What’s it about: The life, death, and legacy of Erica Garner – the man whose death at the hands of the Staten Island police made headlines with the release of a video of his dying words; “I can’t breathe.”
What made me pick it up: I was already thinking about reading this, but I made it my top priority after his daughter, Erica, passed away in late December.
My favorite things: Though at times it feels a bit voyeuristic, Taibbi dives deeply into the lives and histories of numerous people involved in or impacted by Garner’s death. He is very thorough in his reporting in order to paint a more complete picture of exactly how and why Eric Garner dies.
Who it’s great for: True crime readers. Those interested in the human stories involved in racial profiling, police violence, and systemic discrimination.
What’s it about: A thorough history of the ways in which the government – local, state, and federal -created and has maintained segregated communities in the United States.
What made me pick it up: A colleague read this and recommended it.
My favorite things: Rothstein is incredibly thorough. He delivers a lot of informative content in an accessible way and uses a lot of evidence to back up his claims. There is a FAQ section at the end where he addresses questions that might still linger.
Who it’s great for: Readers interested in racial justice. Those interested in US history, discrimination, housing law, or civil rights. I’d recommend reading it with Desmond’s Evicted.
What it’s about: Baldwin writing a letter to his young nephew, telling him how it is to be a black man in America.
What made me pick it up: Abby mentioned it was very short, and I’d been meaning to read it so I checked it out. We both finished it in one sitting.

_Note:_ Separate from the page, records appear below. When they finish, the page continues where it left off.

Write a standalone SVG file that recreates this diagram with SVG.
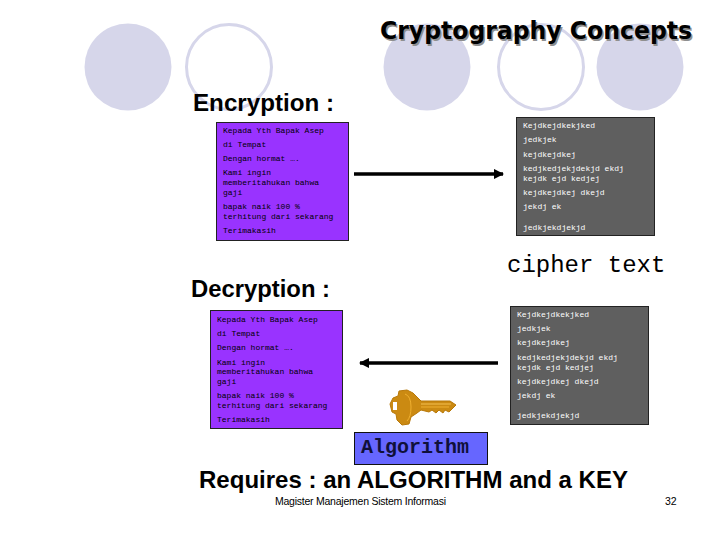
<svg xmlns="http://www.w3.org/2000/svg" width="720" height="540" viewBox="0 0 720 540">
<style>
.full{fill:#d6d6ea}
.ring{fill:none;stroke:#d6d6ea;stroke-width:3}
.head{font-family:"Liberation Sans",Arial,sans-serif;fill:#000}
.bold{font-weight:700;font-size:24px}
.mono{font-family:"Liberation Mono","Courier New",monospace}
.p{fill:#9933ff;stroke:#222;stroke-width:1}
.g{fill:#5f5f5f;stroke:#222;stroke-width:1}
.pt{font-family:"Liberation Mono","Courier New",monospace;font-size:8px;fill:#000}
.gt{font-family:"Liberation Mono","Courier New",monospace;font-size:8px;fill:#fff}
.conn{stroke:#000;stroke-width:3.500;fill:none}
</style>
<defs>
<marker id="ah" viewBox="0 0 10 10" refX="9" refY="5" markerWidth="3" markerHeight="3" orient="auto-start-reverse"><path d="M0 0L10 5L0 10Z" fill="#000"/></marker>
</defs>
<rect width="720" height="540" fill="#fff"/>
<g id="decor">
<circle class="full" cx="128" cy="67" r="43.5"/>
<circle class="ring" cx="229" cy="67" r="42.5"/>
<circle class="full" cx="427" cy="67" r="43.5"/>
<circle class="ring" cx="541" cy="67" r="42.5"/>
<circle class="full" cx="640" cy="67" r="43.5"/>
</g>
<g id="title"><text class="head" x="380" y="39" font-size="24" font-weight="700" style="font-family:'DejaVu Sans',sans-serif;text-shadow:1.500px 1.500px 0 #8f8f8f" textLength="312" lengthAdjust="spacingAndGlyphs">Cryptography Concepts</text></g>
<g id="encryption-label"><text class="head bold" x="193" y="111" textLength="141" lengthAdjust="spacingAndGlyphs">Encryption :</text></g>
<g id="plaintext-1">
<rect class="p" x="216.500" y="122.500" width="132" height="118"/>
<text class="pt" x="223" y="133">Kepada Yth Bapak Asep</text>
<text class="pt" x="223" y="147">di Tempat</text>
<text class="pt" x="223" y="161">Dengan hormat ….</text>
<text class="pt" x="223" y="175">Kami ingin</text>
<text class="pt" x="223" y="185">memberitahukan bahwa</text>
<text class="pt" x="223" y="195">gaji</text>
<text class="pt" x="223" y="209">bapak naik 100 %</text>
<text class="pt" x="223" y="219">terhitung dari sekarang</text>
<text class="pt" x="223" y="233">Terimakasih</text>
</g>
<g id="ciphertext-1">
<rect class="g" x="516.500" y="117.500" width="138" height="118"/>
<text class="gt" x="523" y="128">Kejdkejdkekjked</text>
<text class="gt" x="523" y="142">jedkjek</text>
<text class="gt" x="523" y="157">kejdkejdkej</text>
<text class="gt" x="523" y="171">kedjkedjekjdekjd ekdj</text>
<text class="gt" x="523" y="181">kejdk ejd kedjej</text>
<text class="gt" x="523" y="195">kejdkejdkej dkejd</text>
<text class="gt" x="523" y="209">jekdj ek</text>
<text class="gt" x="523" y="230">jedkjekdjekjd</text>
</g>
<g id="connectors">
<line class="conn" x1="354" y1="174" x2="503" y2="174" marker-end="url(#ah)"/>
<line class="conn" x1="498" y1="363" x2="360" y2="363" marker-end="url(#ah)"/>
</g>
<g id="cipher-label"><text class="mono" x="507" y="272" font-size="24" fill="#000">cipher text</text></g>
<g id="decryption-label"><text class="head bold" x="191" y="297" textLength="139" lengthAdjust="spacingAndGlyphs">Decryption :</text></g>
<g id="plaintext-2">
<rect class="p" x="210.500" y="310.500" width="132" height="118"/>
<text class="pt" x="217" y="322">Kepada Yth Bapak Asep</text>
<text class="pt" x="217" y="336">di Tempat</text>
<text class="pt" x="217" y="350">Dengan hormat ….</text>
<text class="pt" x="217" y="365">Kami ingin</text>
<text class="pt" x="217" y="374">memberitahukan bahwa</text>
<text class="pt" x="217" y="384">gaji</text>
<text class="pt" x="217" y="398">bapak naik 100 %</text>
<text class="pt" x="217" y="408">terhitung dari sekarang</text>
<text class="pt" x="217" y="422">Terimakasih</text>
</g>
<g id="ciphertext-2">
<rect class="g" x="510.500" y="306.500" width="138" height="118"/>
<text class="gt" x="517" y="317">Kejdkejdkekjked</text>
<text class="gt" x="517" y="331">jedkjek</text>
<text class="gt" x="517" y="345">kejdkejdkej</text>
<text class="gt" x="517" y="360">kedjkedjekjdekjd ekdj</text>
<text class="gt" x="517" y="370">kejdk ejd kedjej</text>
<text class="gt" x="517" y="384">kejdkejdkej dkejd</text>
<text class="gt" x="517" y="398">jekdj ek</text>
<text class="gt" x="517" y="418">jedkjekdjekjd</text>
</g>
<g id="key">
<path d="M390 404L393 398L398 396L399 391L407 390L413 393L417 397L421 401L450 401L456 405L452 409L449 412L445 410L443 413L439 410L436 413L432 410L429 412L421 410L417 413L411 417L409 424L402 425L397 420L396 414L392 412Z" fill="#cb8a12" stroke="#b87808" stroke-width="1"/>
<path d="M405 394Q411 396 411 407Q411 417 407 421" fill="none" stroke="#f0b030" stroke-width="1"/>
<line x1="421" y1="404" x2="451" y2="404" stroke="#f4c050" stroke-width="1"/>
<line x1="421" y1="407" x2="449" y2="407" stroke="#f0b030" stroke-width="1"/>
<rect x="393" y="402" width="4" height="8" fill="#fff"/>
</g>
<g id="algorithm">
<rect x="354.500" y="432.500" width="133" height="32" fill="#6666ff" stroke="#111" stroke-width="1"/>
<text class="mono" x="361" y="453" font-size="20" font-weight="700" fill="#10103a">Algorithm</text>
</g>
<g id="requires"><text class="head bold" x="199" y="488" textLength="429" lengthAdjust="spacingAndGlyphs">Requires : an ALGORITHM and a KEY</text></g>
<g id="footer">
<text class="head" x="275" y="505" font-size="10.500" textLength="171">Magister Manajemen Sistem Informasi</text>
<text class="head" x="665" y="505" font-size="10.500">32</text>
</g>
</svg>
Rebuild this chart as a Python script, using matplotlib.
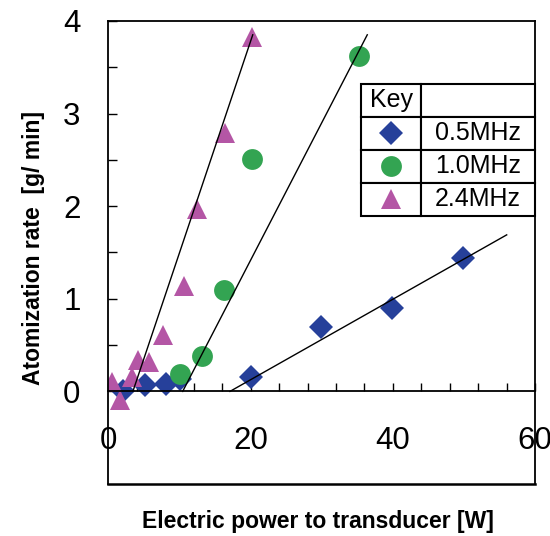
import numpy as np
import matplotlib.pyplot as plt
from matplotlib.ticker import MultipleLocator, FixedLocator

plt.rcParams['font.family'] = ['Liberation Sans', 'DejaVu Sans']

# Valeurs
x_05 = [2.1, 5.1, 8.1, 10.1, 20.1, 29.9, 39.9, 49.9]
y_05 = [0.0, 0.07, 0.075, 0.13, 0.15, 0.69, 0.90, 1.44]
x_10 = [10.1, 13.1, 16.2, 20.2, 35.2]
y_10 = [0.19, 0.38, 1.09, 2.51, 3.62]
x_24 = [0.45, 1.6, 3.3, 4.2, 5.75, 7.7, 10.7, 12.5, 16.4, 20.2]
y_24 = [0.10, -0.09, 0.16, 0.34, 0.32, 0.61, 1.14, 1.97, 2.79, 3.83]

# Droites de tendance (extrémités)
trend_05 = ([17.1, 56.0], [0.0, 1.69])
trend_10 = ([10.45, 36.4], [0.0, 3.85])
trend_24 = ([3.45, 20.3], [0.0, 3.85])

labels = ['0.5MHz', '1.0MHz', '2.4MHz']
colors = ['#26409a', '#33a452', '#b456a5']
markers = ['D', 'o', '^']
sizes = [12.5, 15, 15]

fig = plt.figure(figsize=(5.5, 5.36), dpi=100)
ax = fig.add_axes([0.197, 0.097, 0.776, 0.864])

for tx, ty in [trend_05, trend_10, trend_24]:
    ax.plot(tx, ty, color='black', lw=1.0, zorder=3)

series = [(x_05, y_05), (x_10, y_10), (x_24, y_24)]
for (xs, ys), c, m, s in zip(series, colors, markers, sizes):
    ax.plot(xs, ys, linestyle='none', marker=m, ms=s, color=c,
            markeredgewidth=0, zorder=2)

ax.set_xlim(0, 60)
ax.set_ylim(-1, 4)

# axe horizontal à y=0, cadre complet
ax.spines['bottom'].set_position(('data', 0))
for sp in ax.spines.values():
    sp.set_linewidth(1.3)
ax.plot([0, 1], [0, 0], transform=ax.transAxes, color='black', lw=1.8,
        clip_on=False)

ax.xaxis.set_major_locator(FixedLocator([0, 20, 40, 60]))
ax.xaxis.set_minor_locator(MultipleLocator(4))
ax.yaxis.set_major_locator(FixedLocator([0, 1, 2, 3, 4]))
ax.yaxis.set_minor_locator(FixedLocator([0.5, 1.5, 2.5, 3.5]))

ax.tick_params(axis='x', which='both', direction='in', length=6, width=1,
               top=False, labelsize=22.5, pad=25)
ax.tick_params(axis='y', which='both', direction='in', length=6.5, width=1,
               right=False, labelsize=22.5, pad=20)

ax.set_xlabel('Electric power to transducer [W]', fontsize=16.5,
              fontweight='bold', va='center')
ax.xaxis.set_label_coords(0.49, -0.082)
ax.set_ylabel('Atomization rate  [g/ min]', fontsize=16.5,
              fontweight='bold', va='center')
ax.yaxis.set_label_coords(-0.175, 0.509)

# Légende sous forme de tableau
cell_text = [['Key', '']] + [['', lab] for lab in labels]
tab = ax.table(cellText=cell_text, colWidths=[0.345, 0.655],
               bbox=[0.592, 0.579, 0.408, 0.285], cellLoc='center',
               zorder=5)
tab.auto_set_font_size(False)
for (r, c), cell in tab.get_celld().items():
    cell.set_linewidth(1.5)
    cell.set_edgecolor('black')
    cell.set_facecolor('white')
    cell.get_text().set_fontsize(18)
row_h = 0.285 / 4
for i, (c, m, s) in enumerate(zip(colors, markers, sizes)):
    yc = 0.864 - row_h * (i + 1.5)
    ax.plot([0.592 + 0.408 * 0.345 / 2], [yc], transform=ax.transAxes,
            marker=m, ms=s, color=c, markeredgewidth=0, zorder=6,
            clip_on=False)

fig.savefig('out.png', dpi=100)
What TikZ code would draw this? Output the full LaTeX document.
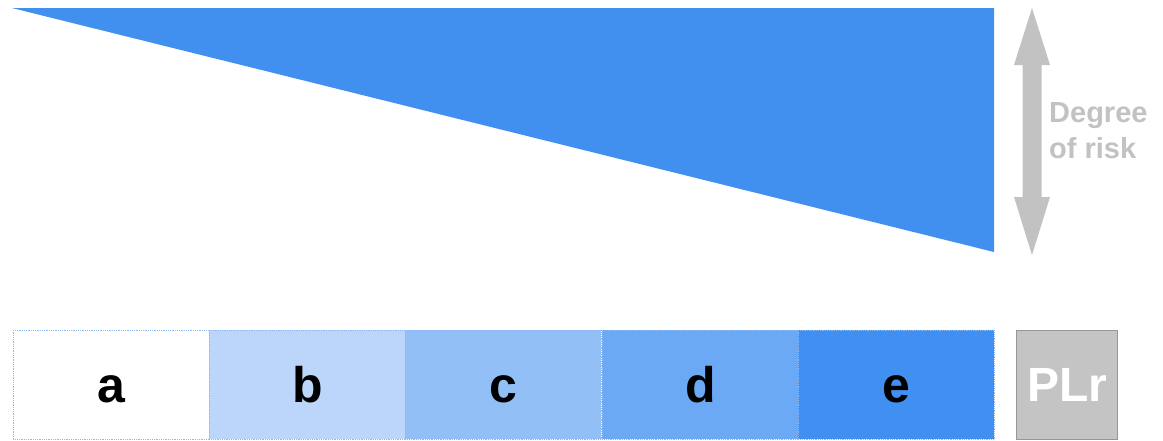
\documentclass[tikz,border=0pt]{standalone}
\usepackage{fontspec}
\setmainfont{Liberation Sans}
\begin{document}
\begin{tikzpicture}[x=1pt,y=-1pt,
  bar/.style={draw=blueborder, densely dotted, line width=0.8pt, minimum width=196pt, minimum height=109pt, inner sep=0pt, text height=36pt, text depth=0pt, anchor=north west, font=\bfseries\fontsize{50}{50}\selectfont, text=black},
]
\definecolor{tri}{HTML}{4190F0}
\definecolor{blueborder}{HTML}{8DB8F2}
\definecolor{cb}{HTML}{BBD6FA}
\definecolor{cc}{HTML}{93BFF7}
\definecolor{cd}{HTML}{6BA9F4}
\definecolor{ce}{HTML}{418FF0}
\definecolor{riskgray}{HTML}{C2C2C2}
\definecolor{plrfill}{HTML}{C4C4C4}
\definecolor{plrborder}{HTML}{979797}
\useasboundingbox[fill=white] (0,0) rectangle (1163,440);
% risk wedge
\fill[tri] (12,8) -- (994,8) -- (994,252) -- cycle;
% double arrow
\fill[riskgray] (1032,8) -- (1050,65) -- (1041.5,65) -- (1041.5,197) -- (1050,197) -- (1032,255)
  -- (1014,197) -- (1022.5,197) -- (1022.5,65) -- (1014,65) -- cycle;
\node[anchor=north west, align=left, text=riskgray, font=\bfseries\fontsize{29}{36}\selectfont, inner sep=0pt] (risk) at (1049,102) {Degree\\of risk};
% bars
\node[bar, fill=white] (a) at (13,330) {a};
\node[bar, fill=cb] (b) at (209,330) {b};
\node[bar, fill=cc] (c) at (405,330) {c};
\node[bar, fill=cd] (d) at (602,330) {d};
\node[bar, fill=ce] (e) at (798,330) {e};
\node[draw=plrborder, line width=1.2pt, fill=plrfill, minimum width=101pt, minimum height=109pt, inner sep=0pt, anchor=north west, text=white, font=\bfseries\fontsize{48}{48}\selectfont] (plr) at (1016,330) {PLr};
\end{tikzpicture}
\end{document}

My favorite things: This really reminded me of Between the World and Me (as it should, since that is structured similarly and inspired by this) — beautiful writing, and unfortunately timeless observations about the treatment of black people in this country. I wish this weren’t still so resonant, but that is not the case. Baldwin talks about the difficulties of maintaining relationships with people of all colors during the distrust of the black power movement and his hopes for a more equal standing for African Americans in future America. I also learned a fair amount about the Nation of Islam and the empowering effect the Muslim religion had on African Americans in the 60s.
Who it’s great for: Anyone reading voraciously on the themes of racial justice.
What it’s about: A teen girl watches her oldest friend as he is murdered by the police. She contemplates Tupac’s concept of THUG LIFE (The Hate U Give Little Infants F***s Everyone) while struggling to stand up for her community.
What made me pick it up: This has been getting crazy good press so I scooped it up as soon as I could.
My favorite things: Starr’s voice is genuine and her heartbreak palpable. Thomas captures the essence and urgency of the Black Lives Matter movement without exploiting or forgetting the real lives that have been lost. The current movement is tied to the past through more than Tupac’s words; reminiscent of the response by Bloods and Crips to the Rodney King verdict, local opposing gangs band together to protect their communities and join in protest against the violence they face at the hands of the state. The overall effect is both breathtaking and devastating.
Who it’s great for: Teens and adults looking to understand and process the violence faced by communities of color in our society.
What it’s about: The story of a 1921 murder in Tulsa, Oklahoma unwinds through two perspectives: William’s, set at the time of the murder, and Rowan’s in the present day.
What made me pick it up: I read a prepub review that piqued my interest and put it on hold as soon as our library ordered it.
My favorite things: Latham uses the dual timelines explore the parallels between racially motivated violence in the early 20th century and the violence of today that has inspired the Black Lives Matter movement. Based on the 1921 massacre of Tulsa’s African American community, the author effectively uses mystery and suspense to bring attention to an often forgotten part of American history.
Who it’s great for: Teens interested in understanding racial violence and justice in American history. Fans of murder mysteries and readers of historical fiction.
What it’s about: This book traces racist ideas and their impact on African American and other Black lives in the US from the earliest arrival of European settlers through today. Okay, so I have one problem with this book: the subtitle. Not a lot of time is given to other people of color in the US and, realistically, one book couldn’t do that and probably shouldn’t try. I definitely don’t want to diminish the impact of the book-I think it’s very well done and important. To me the subtitle is a little misleading, but maybe it’s just me.
What made me pick it up: It won the 2016 National Book Award for Nonfiction, and I’m trying to make sure that I read all of the winners.
My favorite things: This book is meticulously researched and incredibly thorough. Kendi breaks down racist belief systems into a variety of often conflicting ideas. He identifies assimilationist and segregationist thoughts that have sometimes been used to promote civil rights, and contrasts them with truly antiracist ideas. Kendi does a great job of illustrating the ways these ideas have been built upon over time and how we have arrived in the current moment with some voices declaring a “post-racial” society while others point out clear racial tensions and divisions.
Who it’s great for: People who want to understand where the Black Lives Matter movement came from and why it seems so divisive. History buffs interested in a different focus than they may be used to reading. Readers interested in racial justice and civil rights.